| WORK REQUIRED |
Beginning with the first line below, please repeat the material exactly, ending with the line that includes "-0.30], ['2016-04-22', -0.302]];".

# # # # # # #

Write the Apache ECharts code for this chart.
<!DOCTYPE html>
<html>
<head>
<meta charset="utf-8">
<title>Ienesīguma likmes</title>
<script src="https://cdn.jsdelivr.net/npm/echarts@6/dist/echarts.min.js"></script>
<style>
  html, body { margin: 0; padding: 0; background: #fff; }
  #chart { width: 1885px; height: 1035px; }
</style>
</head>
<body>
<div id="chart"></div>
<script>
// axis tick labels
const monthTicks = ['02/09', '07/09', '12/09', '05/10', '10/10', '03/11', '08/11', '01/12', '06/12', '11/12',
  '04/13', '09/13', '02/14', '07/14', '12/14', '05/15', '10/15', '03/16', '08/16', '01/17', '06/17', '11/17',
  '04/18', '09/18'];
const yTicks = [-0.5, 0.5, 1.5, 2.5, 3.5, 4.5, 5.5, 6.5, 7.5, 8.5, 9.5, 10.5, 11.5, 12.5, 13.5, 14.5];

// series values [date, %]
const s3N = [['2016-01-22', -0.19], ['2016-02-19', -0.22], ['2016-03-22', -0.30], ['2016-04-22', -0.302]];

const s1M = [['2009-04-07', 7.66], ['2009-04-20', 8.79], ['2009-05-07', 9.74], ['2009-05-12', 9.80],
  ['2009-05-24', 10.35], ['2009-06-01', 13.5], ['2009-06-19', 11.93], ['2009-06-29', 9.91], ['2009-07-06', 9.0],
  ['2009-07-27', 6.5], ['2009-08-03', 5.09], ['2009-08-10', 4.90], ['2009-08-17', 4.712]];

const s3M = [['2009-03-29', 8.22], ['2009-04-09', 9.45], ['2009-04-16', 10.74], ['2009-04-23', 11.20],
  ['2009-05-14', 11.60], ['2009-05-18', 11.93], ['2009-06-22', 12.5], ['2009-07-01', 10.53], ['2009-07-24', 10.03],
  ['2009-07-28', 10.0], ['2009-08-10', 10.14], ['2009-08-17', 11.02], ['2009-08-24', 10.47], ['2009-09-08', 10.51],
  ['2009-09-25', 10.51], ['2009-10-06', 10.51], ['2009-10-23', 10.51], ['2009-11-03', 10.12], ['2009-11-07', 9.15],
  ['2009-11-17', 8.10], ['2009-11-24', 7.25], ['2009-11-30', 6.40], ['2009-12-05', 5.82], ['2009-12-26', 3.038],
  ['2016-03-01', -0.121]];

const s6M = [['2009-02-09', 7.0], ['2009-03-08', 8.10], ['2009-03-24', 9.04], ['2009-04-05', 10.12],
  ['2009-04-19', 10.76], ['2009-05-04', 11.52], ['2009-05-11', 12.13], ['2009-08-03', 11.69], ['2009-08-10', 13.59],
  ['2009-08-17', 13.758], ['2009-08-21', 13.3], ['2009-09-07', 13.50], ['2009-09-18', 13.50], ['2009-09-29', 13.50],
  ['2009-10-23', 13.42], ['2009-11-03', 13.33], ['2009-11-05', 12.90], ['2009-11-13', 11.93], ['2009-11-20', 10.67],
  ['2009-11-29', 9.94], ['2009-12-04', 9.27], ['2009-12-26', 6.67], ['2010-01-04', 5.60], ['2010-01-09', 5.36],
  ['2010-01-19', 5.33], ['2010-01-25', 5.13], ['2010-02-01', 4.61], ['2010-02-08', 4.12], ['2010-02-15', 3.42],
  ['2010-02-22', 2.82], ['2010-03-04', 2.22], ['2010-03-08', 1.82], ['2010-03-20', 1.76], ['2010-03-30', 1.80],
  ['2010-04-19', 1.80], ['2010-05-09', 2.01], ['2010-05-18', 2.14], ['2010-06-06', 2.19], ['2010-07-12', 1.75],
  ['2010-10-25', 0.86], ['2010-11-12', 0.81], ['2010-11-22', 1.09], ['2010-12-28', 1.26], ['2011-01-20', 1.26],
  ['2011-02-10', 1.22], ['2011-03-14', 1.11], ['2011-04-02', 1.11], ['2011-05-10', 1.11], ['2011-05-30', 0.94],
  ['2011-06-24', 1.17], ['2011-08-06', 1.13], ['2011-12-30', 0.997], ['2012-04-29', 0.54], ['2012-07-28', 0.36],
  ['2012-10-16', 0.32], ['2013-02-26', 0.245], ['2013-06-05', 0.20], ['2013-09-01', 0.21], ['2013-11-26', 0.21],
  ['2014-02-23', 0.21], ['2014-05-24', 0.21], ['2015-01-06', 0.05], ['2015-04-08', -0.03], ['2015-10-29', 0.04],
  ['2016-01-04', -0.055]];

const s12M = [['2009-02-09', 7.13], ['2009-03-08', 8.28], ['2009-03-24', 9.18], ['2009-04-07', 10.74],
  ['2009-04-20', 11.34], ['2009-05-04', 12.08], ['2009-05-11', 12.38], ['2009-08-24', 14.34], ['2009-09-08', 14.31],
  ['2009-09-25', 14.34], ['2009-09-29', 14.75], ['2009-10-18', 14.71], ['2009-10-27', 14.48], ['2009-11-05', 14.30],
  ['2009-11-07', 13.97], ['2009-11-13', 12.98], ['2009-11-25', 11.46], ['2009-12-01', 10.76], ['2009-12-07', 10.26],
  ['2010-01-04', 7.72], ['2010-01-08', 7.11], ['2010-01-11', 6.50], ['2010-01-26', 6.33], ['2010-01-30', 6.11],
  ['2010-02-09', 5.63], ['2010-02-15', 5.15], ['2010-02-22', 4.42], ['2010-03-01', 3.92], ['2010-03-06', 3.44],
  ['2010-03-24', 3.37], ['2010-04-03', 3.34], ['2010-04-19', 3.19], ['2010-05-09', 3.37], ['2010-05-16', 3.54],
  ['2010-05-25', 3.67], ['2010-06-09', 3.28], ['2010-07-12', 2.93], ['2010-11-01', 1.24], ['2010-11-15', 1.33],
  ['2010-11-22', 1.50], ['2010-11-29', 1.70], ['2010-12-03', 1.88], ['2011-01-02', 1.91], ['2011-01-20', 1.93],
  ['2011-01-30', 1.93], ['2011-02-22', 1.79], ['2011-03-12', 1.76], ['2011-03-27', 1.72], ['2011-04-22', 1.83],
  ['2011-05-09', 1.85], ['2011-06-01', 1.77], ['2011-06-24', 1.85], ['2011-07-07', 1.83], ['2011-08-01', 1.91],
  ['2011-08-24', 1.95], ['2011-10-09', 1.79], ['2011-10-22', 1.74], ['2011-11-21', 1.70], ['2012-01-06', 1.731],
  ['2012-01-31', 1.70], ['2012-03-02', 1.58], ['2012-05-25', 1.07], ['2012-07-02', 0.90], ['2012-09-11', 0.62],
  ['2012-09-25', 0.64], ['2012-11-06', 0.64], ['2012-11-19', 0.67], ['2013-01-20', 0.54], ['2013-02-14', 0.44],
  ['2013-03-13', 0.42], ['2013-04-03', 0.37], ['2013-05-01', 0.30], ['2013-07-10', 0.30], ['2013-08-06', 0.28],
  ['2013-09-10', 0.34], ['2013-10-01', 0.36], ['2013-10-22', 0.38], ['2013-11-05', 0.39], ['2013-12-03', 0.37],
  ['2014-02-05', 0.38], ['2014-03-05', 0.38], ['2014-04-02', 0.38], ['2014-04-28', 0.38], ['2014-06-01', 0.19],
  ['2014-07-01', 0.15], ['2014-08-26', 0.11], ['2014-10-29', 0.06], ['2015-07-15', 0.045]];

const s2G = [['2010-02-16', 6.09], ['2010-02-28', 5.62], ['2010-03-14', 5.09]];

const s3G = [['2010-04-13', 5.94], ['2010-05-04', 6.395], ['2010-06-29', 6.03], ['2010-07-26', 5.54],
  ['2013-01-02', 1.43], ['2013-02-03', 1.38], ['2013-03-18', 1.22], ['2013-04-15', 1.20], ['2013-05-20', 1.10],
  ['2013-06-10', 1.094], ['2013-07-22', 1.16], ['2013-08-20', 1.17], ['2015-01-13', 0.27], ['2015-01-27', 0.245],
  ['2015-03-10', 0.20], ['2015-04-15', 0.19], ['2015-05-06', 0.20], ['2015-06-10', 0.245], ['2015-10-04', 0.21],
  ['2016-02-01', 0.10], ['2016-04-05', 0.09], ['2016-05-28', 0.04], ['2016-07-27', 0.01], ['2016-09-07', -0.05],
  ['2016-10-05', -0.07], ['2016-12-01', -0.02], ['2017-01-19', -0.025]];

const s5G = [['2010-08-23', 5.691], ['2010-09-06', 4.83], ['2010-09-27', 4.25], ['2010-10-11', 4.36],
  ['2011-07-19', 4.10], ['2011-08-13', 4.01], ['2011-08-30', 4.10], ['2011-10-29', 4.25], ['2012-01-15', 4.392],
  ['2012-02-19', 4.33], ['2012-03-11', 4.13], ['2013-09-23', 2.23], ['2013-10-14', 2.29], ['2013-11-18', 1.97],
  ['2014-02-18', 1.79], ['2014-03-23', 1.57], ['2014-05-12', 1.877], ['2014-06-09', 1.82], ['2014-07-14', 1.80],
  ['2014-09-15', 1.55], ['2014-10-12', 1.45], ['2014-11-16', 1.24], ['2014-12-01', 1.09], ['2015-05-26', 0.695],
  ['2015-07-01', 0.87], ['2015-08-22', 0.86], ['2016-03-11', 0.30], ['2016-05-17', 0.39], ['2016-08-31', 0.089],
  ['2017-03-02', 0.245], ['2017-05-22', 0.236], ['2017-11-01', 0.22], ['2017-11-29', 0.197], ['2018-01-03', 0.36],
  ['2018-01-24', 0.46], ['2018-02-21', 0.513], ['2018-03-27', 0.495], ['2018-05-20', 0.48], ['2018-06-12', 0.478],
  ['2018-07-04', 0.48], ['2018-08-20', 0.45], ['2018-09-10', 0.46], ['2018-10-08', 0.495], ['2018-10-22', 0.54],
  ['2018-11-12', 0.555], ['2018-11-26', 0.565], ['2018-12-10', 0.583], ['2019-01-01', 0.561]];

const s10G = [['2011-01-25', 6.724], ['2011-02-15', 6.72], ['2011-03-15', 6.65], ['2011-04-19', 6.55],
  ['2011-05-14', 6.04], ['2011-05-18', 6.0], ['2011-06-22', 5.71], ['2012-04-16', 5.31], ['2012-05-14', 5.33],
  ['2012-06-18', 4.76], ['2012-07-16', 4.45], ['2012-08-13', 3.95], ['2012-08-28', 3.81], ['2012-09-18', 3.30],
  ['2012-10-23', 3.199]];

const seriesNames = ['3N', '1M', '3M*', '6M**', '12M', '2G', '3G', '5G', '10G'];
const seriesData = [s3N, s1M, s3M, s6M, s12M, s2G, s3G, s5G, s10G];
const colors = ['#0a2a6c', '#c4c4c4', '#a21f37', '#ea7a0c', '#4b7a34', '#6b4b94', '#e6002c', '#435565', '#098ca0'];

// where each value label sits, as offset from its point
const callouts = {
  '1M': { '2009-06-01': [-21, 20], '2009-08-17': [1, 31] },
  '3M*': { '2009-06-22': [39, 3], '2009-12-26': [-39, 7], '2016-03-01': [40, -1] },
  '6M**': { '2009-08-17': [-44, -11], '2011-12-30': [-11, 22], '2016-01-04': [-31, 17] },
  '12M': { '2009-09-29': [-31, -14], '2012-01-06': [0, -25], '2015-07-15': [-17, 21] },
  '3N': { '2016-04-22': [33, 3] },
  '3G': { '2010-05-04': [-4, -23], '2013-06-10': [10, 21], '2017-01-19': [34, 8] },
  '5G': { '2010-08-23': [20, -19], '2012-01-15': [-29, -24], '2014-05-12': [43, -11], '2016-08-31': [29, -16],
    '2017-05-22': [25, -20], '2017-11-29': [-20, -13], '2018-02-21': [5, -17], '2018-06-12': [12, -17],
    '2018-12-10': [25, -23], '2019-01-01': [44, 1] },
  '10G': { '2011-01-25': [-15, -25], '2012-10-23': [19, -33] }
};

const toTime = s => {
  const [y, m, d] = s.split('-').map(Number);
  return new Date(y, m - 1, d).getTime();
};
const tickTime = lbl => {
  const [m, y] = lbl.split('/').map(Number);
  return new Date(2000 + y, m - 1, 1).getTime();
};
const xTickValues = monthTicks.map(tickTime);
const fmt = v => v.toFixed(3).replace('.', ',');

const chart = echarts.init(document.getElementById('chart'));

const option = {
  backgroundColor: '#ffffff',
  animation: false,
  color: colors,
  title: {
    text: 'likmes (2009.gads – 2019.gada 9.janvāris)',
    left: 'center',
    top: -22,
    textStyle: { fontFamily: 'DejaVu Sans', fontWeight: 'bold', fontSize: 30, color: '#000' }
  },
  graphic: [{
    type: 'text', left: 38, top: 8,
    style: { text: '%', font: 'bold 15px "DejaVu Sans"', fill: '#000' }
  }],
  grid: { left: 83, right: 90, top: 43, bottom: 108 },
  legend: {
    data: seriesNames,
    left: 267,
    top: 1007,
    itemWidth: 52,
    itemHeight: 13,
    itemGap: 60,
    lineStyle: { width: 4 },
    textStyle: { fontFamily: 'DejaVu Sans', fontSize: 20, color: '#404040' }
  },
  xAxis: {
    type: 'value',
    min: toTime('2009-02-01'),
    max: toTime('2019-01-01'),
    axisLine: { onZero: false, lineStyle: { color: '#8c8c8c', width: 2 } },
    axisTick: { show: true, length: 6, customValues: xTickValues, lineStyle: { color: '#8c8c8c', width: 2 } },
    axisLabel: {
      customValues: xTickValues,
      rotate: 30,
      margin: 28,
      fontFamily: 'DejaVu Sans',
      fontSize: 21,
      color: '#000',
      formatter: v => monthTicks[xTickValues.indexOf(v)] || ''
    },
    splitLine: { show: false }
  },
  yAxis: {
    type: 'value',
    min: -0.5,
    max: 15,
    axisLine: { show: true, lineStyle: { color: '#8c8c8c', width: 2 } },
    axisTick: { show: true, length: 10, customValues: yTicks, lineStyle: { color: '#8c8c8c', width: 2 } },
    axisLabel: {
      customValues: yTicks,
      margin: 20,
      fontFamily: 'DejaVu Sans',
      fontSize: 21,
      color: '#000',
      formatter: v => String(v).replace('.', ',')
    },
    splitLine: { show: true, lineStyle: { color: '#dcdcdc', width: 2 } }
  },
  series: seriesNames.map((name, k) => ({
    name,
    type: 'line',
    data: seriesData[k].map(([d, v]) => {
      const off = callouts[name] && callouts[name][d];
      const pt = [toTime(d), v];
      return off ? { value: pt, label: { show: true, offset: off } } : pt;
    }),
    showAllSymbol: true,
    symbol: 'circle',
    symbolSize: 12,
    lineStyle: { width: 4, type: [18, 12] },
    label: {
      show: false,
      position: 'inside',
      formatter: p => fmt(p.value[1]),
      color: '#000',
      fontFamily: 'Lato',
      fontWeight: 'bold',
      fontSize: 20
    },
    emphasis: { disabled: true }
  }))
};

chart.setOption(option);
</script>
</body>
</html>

# # # # # # #

| TASK SOLUTION |
Write the Apache ECharts code for this chart.
<!DOCTYPE html>
<html>
<head>
<meta charset="utf-8">
<title>Ienesīguma likmes</title>
<script src="https://cdn.jsdelivr.net/npm/echarts@6/dist/echarts.min.js"></script>
<style>
  html, body { margin: 0; padding: 0; background: #fff; }
  #chart { width: 1885px; height: 1035px; }
</style>
</head>
<body>
<div id="chart"></div>
<script>
// axis tick labels
const monthTicks = ['02/09', '07/09', '12/09', '05/10', '10/10', '03/11', '08/11', '01/12', '06/12', '11/12',
  '04/13', '09/13', '02/14', '07/14', '12/14', '05/15', '10/15', '03/16', '08/16', '01/17', '06/17', '11/17',
  '04/18', '09/18'];
const yTicks = [-0.5, 0.5, 1.5, 2.5, 3.5, 4.5, 5.5, 6.5, 7.5, 8.5, 9.5, 10.5, 11.5, 12.5, 13.5, 14.5];

// series values [date, %]
const s3N = [['2016-01-22', -0.19], ['2016-02-19', -0.22], ['2016-03-22', -0.30], ['2016-04-22', -0.302]];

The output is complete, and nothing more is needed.